From geo-coded observations to municipal values
All the variables are geo-coded. On each geo-coded map, values of the corresponding variable are respectively associated with specific geographical coordinates. Since our unit of analysis is the Iraqi municipalities, a municipal value of a given variable must be an aggregate of geo-located values of that variable within that municipality. However, the geo-coded maps that store these variables do not contain the municipal borders. Thus, a shapefile with the municipal borders had to be inscribed into each such map if the any geographical aggregation of pixel values were to be conducted municipally. We sourced this shapefile from the UN OCHA Humanitarian Data Exchange. The shapefile stores the municipal borders as a geometry variable (i.e., a polygon). The 294 municipal borders are shown in Figure 7.
Figure 5.
Municipal borders in Iraq.
Figure 5.
Municipal borders in Iraq.
Furthermore, the conflict activity variables are geolocated. For each municipality, we counted geolocated values of conflict activity variable that were reported to have occurred within that municipality’s polygon. This procedure was applied to all the count of conflict events, civilian fatalities, and conflict fatalities.
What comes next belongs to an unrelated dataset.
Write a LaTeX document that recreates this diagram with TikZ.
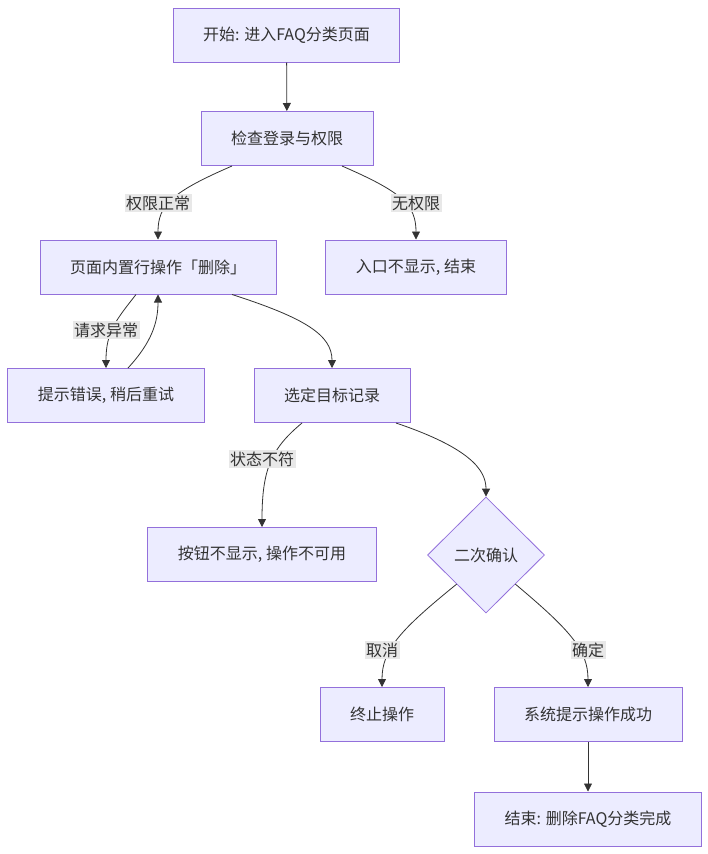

Figure 8 shows the count of conflict fatalities across the Iraqi municipalities.
Figure 6.
Civilian fatalities visualized across the Iraqi municipalities.
Figure 6.
Civilian fatalities visualized across the Iraqi municipalities.
Finally, the available grids respectively store values of the explanatory variables as pixels. Each such pixel is associated with specific geographical coordinates. We respectively bounded the pixel values by the municipal polygons as in the previous case. Since the storage of explanatory variables was not sparse anymore, we aggregated the values of explanatory variables, so much so each aggregation emphasized extreme values of the observed explanatory variables, respectively. Specifically, pixel values of precipitation were aggregated geographically as pixel maxima and temporally as municipal maxima. Pixel values of soil temperature were aggregated geographically as pixel sums and temporally as municipal sums. Pixels values of average latent heat flux were aggregated geographically as pixel maxima and temporally as municipal standard deviations. Moreover, pixel values of rice production were aggregated geographically as pixel minima and temporally as municipal minima. Finally, pixels values of population density were aggregated geographically as pixel maxima for the year 2020, the most recent observation. Exemplifying the output, Figure 9 shows the resulting map for population density.
Figure 7.
Population density visualized across 294 municipalities in Iraq.
Figure 7.
Population density visualized across 294 municipalities in Iraq.
4.2. Methods
Causal methodology generally requires experimentation (Rubin 1974, 1978, 2005; Holland 1986). However, it is nowadays possible to infer and model causality even with non-experimental observations (Robins 1986; Spirtes, Glymour, and Schienes 1993; Hitchcock and Pearl 2001; Nichols 2007; Pearl 2009). Acknowledging the need for the non-experimental approach to environmental security, we argue that it is possible to unpack the black-box relationship at the core of climate-conflict nexus. By applying causal methodology to non-experimental observations, causal paths, and effects behind the causal mechanism of climate-conflict linkages can be respectively disentangled and quantified. This is done in three stages outlined in
Table 1.
Table 1.
The Stages of Causal Inference.
Table 1.
The Stages of Causal Inference.
Causal Discovery |
Causal Identification |
Causal Estimation |
Retrieval of a causal structure from non-experimental observations. |
Verification if a causal query has a unique answer and, if so, formulation of a causal effect as a quantity that is yet to be estimated (i.e., causal estimand). |
Calculation of a causal effect as a quantity that has been estimated (i.e., causal estimate), and testing that its probability is not due to randomness. |
The three subsections that follow explain in stages how causality is respectively discovered, identified, and inferred from non-experimental observations. The subsections exemplify response to a causal query: “What is the magnitude of causal effect of soil temperature on the count of conflict fatalities?”
Causal Discovery
The purpose of causal discovery is to retrieve a causal structure from available observations (Malinsky and Danks 2017). Such structures can be modeled graphically (Pearl 2009). Each directed edge of such causal graph represents causation between the node with an outgoing arrow and the node with an incoming arrow, respectively referred to as a cause and an effect (Pearl 2009). The graph on the left in
Figure 8 contains a directed edge: Soil temperature → Conflict Fatalities, indicating that a change in soil temperature causes a change in conflict fatalities. The graph in the middle, however, contains a bidirected edge: Soil temperature ↔ Conflict Fatalities.
Figure 8.
Bidirected edges and causal cycle in a causal structure.
Figure 8.
Bidirected edges and causal cycle in a causal structure.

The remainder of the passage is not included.